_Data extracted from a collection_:
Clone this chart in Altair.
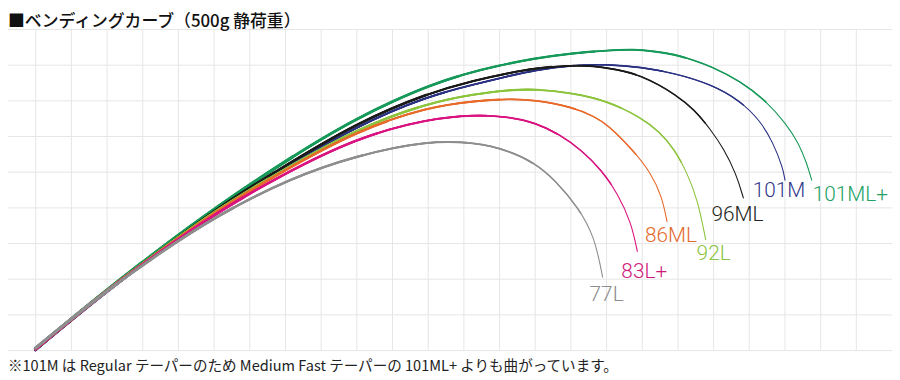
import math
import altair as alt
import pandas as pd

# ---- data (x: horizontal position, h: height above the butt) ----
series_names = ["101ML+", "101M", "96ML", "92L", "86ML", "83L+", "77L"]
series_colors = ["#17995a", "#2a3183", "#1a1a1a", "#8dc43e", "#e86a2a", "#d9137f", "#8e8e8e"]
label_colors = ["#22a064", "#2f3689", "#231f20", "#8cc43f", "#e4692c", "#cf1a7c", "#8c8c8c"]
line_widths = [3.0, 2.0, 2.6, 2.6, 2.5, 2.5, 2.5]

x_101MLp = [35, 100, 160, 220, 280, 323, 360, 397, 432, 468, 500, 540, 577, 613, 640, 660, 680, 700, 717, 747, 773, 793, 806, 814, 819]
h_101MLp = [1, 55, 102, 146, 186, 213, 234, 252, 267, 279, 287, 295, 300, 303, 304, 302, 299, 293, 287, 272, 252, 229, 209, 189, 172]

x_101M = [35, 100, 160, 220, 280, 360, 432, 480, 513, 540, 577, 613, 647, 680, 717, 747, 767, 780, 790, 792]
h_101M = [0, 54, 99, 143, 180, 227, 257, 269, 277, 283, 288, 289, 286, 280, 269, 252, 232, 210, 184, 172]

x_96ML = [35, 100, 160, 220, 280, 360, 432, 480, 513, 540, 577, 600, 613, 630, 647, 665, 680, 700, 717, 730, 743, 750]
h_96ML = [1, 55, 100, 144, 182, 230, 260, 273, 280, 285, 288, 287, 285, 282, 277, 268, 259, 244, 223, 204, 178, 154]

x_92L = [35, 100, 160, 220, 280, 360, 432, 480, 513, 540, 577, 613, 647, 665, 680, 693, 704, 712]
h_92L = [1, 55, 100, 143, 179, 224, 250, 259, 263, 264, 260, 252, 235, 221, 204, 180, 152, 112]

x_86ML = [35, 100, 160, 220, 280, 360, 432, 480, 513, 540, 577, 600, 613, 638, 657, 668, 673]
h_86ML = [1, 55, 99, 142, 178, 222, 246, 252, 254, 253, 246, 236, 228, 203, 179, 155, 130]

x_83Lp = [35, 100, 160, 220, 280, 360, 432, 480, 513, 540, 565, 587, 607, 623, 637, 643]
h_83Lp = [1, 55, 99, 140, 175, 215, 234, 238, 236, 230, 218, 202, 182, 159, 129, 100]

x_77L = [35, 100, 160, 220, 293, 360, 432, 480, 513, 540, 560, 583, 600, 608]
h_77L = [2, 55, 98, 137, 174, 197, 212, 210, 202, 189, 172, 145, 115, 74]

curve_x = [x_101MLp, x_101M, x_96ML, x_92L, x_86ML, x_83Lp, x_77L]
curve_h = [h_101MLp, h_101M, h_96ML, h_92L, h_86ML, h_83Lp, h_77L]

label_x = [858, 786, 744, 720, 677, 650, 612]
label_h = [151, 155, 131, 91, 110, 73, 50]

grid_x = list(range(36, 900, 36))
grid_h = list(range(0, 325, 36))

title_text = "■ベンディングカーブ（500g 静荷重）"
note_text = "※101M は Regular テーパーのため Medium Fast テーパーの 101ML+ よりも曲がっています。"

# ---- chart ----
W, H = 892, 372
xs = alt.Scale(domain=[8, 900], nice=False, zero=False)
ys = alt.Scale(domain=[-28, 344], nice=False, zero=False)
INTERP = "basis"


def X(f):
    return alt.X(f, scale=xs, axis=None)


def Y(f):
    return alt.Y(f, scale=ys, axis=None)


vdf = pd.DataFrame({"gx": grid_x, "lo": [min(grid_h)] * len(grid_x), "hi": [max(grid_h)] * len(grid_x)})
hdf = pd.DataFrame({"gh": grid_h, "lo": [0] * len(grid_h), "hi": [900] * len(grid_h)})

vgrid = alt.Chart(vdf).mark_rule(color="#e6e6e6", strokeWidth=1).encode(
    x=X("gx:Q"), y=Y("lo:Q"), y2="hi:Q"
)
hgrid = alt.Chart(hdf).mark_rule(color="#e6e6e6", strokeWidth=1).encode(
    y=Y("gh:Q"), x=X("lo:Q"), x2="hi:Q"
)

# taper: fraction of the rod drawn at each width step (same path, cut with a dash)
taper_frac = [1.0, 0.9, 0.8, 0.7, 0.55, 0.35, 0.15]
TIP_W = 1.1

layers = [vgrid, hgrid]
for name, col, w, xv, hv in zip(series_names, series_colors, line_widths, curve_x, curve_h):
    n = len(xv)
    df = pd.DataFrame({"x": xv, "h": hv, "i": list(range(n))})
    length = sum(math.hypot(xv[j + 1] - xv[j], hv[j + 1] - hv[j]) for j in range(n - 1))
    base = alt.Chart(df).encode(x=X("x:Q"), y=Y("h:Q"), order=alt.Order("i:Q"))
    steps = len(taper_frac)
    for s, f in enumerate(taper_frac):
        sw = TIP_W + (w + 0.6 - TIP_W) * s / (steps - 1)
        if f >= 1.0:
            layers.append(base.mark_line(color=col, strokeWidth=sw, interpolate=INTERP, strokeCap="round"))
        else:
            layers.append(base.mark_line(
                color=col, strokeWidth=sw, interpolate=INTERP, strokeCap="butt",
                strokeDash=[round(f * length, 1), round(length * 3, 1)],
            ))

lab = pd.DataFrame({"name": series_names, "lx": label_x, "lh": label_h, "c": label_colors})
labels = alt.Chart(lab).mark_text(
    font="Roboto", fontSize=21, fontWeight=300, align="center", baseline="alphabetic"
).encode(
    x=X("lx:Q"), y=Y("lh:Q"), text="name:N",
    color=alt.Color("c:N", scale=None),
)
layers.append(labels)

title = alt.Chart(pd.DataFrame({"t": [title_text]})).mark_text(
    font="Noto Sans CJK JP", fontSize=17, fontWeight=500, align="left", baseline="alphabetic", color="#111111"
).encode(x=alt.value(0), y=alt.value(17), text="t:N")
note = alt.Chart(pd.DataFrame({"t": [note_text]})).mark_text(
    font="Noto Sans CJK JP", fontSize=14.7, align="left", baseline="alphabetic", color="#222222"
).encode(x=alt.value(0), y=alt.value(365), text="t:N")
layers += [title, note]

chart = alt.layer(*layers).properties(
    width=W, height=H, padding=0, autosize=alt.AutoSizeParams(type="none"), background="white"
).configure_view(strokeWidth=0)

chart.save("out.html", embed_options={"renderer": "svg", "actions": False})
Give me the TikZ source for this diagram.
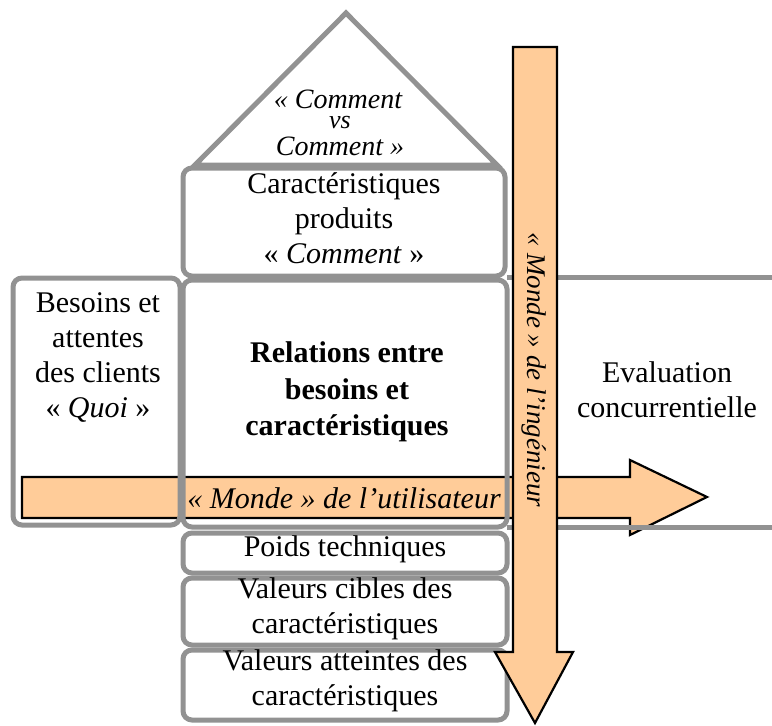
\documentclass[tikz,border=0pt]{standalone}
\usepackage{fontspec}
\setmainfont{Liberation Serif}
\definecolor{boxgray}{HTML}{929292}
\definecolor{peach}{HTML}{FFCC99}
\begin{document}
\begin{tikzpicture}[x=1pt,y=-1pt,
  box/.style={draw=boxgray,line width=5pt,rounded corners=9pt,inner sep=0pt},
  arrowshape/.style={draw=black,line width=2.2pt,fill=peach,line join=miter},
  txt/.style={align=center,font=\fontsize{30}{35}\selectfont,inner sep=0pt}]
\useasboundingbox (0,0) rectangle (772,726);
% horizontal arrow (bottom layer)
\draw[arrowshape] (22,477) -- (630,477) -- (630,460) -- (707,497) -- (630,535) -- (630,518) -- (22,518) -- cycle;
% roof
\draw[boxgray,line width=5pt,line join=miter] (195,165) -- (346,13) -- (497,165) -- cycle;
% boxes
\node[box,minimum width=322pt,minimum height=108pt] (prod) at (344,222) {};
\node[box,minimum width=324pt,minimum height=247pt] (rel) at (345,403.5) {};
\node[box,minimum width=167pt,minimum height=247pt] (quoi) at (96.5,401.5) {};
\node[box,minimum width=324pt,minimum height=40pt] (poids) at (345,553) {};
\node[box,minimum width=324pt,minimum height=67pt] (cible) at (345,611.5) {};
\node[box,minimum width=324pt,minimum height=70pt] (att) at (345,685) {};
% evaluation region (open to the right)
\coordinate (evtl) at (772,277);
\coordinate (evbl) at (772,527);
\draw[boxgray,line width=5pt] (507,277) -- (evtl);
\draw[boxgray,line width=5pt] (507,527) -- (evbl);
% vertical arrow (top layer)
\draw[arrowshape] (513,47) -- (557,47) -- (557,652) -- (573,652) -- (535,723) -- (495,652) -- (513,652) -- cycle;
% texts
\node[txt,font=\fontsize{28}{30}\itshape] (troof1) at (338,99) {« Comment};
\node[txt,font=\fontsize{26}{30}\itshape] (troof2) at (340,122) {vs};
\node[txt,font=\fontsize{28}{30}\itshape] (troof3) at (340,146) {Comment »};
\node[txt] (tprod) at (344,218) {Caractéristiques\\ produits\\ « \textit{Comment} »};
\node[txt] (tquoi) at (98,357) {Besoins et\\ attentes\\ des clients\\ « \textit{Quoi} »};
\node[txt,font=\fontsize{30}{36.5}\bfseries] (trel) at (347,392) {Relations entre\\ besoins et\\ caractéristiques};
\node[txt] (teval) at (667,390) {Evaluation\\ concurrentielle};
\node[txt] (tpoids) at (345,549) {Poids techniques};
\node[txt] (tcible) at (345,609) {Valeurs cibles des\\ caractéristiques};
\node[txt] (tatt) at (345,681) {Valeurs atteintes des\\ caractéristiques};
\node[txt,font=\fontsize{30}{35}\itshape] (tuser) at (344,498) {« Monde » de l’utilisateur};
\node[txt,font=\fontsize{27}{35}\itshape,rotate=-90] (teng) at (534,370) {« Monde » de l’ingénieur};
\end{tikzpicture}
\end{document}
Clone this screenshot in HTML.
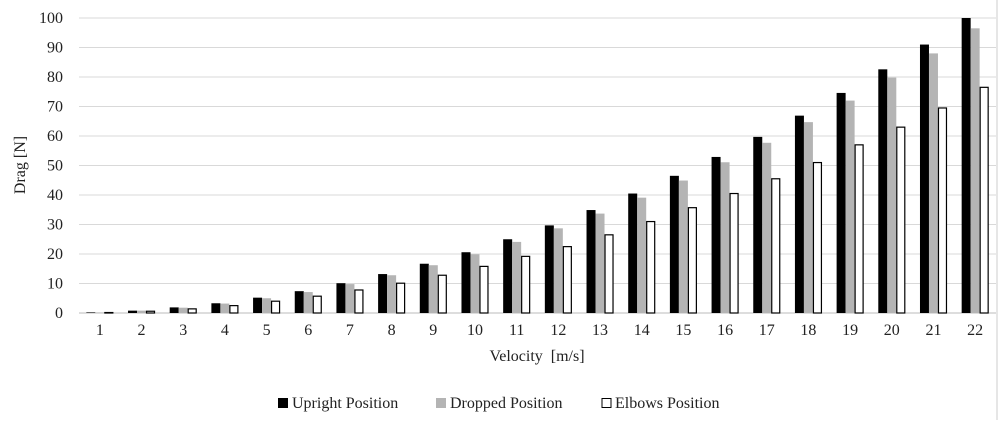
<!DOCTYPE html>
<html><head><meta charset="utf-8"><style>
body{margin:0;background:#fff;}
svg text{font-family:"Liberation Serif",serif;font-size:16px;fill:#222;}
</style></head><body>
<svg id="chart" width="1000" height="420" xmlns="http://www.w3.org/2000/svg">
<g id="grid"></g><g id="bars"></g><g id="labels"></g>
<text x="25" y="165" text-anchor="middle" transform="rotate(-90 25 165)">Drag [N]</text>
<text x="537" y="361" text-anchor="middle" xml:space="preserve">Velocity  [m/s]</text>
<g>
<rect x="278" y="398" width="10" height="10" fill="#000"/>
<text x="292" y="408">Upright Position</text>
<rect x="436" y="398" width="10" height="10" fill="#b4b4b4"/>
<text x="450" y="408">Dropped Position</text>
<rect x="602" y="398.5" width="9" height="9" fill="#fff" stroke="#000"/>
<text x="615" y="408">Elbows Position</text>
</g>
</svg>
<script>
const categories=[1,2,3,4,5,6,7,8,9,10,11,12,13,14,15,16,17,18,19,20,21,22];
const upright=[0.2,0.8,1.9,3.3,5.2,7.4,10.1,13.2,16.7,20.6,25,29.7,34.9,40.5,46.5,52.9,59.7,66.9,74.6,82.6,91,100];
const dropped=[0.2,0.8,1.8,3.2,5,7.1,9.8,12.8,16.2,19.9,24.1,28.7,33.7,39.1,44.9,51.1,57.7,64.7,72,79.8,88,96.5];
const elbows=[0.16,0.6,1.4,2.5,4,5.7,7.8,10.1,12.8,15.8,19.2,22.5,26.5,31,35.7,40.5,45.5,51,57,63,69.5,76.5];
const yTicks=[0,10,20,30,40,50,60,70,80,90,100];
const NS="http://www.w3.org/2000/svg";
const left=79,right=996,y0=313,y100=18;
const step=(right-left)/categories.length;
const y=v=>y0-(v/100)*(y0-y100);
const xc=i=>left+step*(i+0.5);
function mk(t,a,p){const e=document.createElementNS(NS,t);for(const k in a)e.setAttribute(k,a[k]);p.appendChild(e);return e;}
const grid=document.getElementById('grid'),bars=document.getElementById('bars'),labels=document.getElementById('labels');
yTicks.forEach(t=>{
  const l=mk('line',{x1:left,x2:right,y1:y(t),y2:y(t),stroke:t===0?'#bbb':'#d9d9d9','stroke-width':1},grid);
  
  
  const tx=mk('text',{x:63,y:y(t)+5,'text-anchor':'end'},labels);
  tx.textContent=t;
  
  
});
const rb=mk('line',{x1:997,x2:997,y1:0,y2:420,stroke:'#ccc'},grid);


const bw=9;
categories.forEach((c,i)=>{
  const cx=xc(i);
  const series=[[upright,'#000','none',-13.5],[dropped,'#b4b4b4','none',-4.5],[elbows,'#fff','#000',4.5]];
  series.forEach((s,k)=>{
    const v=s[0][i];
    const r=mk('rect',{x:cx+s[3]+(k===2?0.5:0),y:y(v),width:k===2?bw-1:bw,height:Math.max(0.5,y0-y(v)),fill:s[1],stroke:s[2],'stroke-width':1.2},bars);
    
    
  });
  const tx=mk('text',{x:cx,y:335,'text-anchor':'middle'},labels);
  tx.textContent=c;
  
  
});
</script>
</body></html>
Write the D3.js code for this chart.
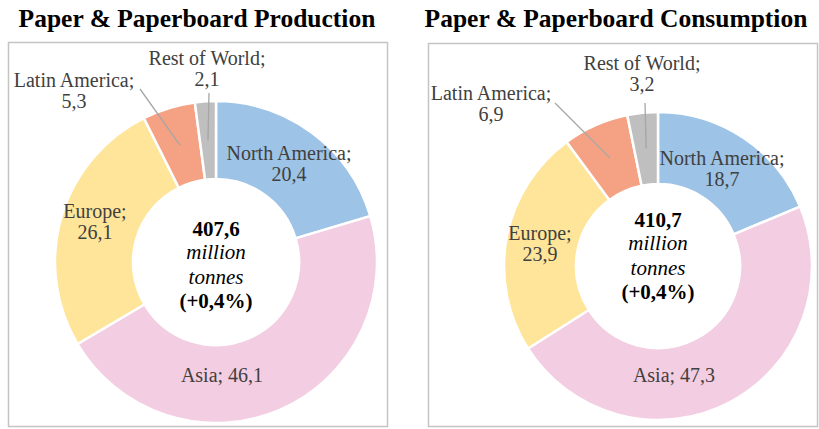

_Requirements_: All lines from the start of the entries above through the line containing "209, 189, 172]" are to be given again exactly; the pictures are not.

_The result_:
Clone this chart in Altair.
import math
import altair as alt
import pandas as pd

# ---- data (x: horizontal position, h: height above the butt) ----
series_names = ["101ML+", "101M", "96ML", "92L", "86ML", "83L+", "77L"]
series_colors = ["#17995a", "#2a3183", "#1a1a1a", "#8dc43e", "#e86a2a", "#d9137f", "#8e8e8e"]
label_colors = ["#22a064", "#2f3689", "#231f20", "#8cc43f", "#e4692c", "#cf1a7c", "#8c8c8c"]
line_widths = [3.0, 2.0, 2.6, 2.6, 2.5, 2.5, 2.5]

x_101MLp = [35, 100, 160, 220, 280, 323, 360, 397, 432, 468, 500, 540, 577, 613, 640, 660, 680, 700, 717, 747, 773, 793, 806, 814, 819]
h_101MLp = [1, 55, 102, 146, 186, 213, 234, 252, 267, 279, 287, 295, 300, 303, 304, 302, 299, 293, 287, 272, 252, 229, 209, 189, 172]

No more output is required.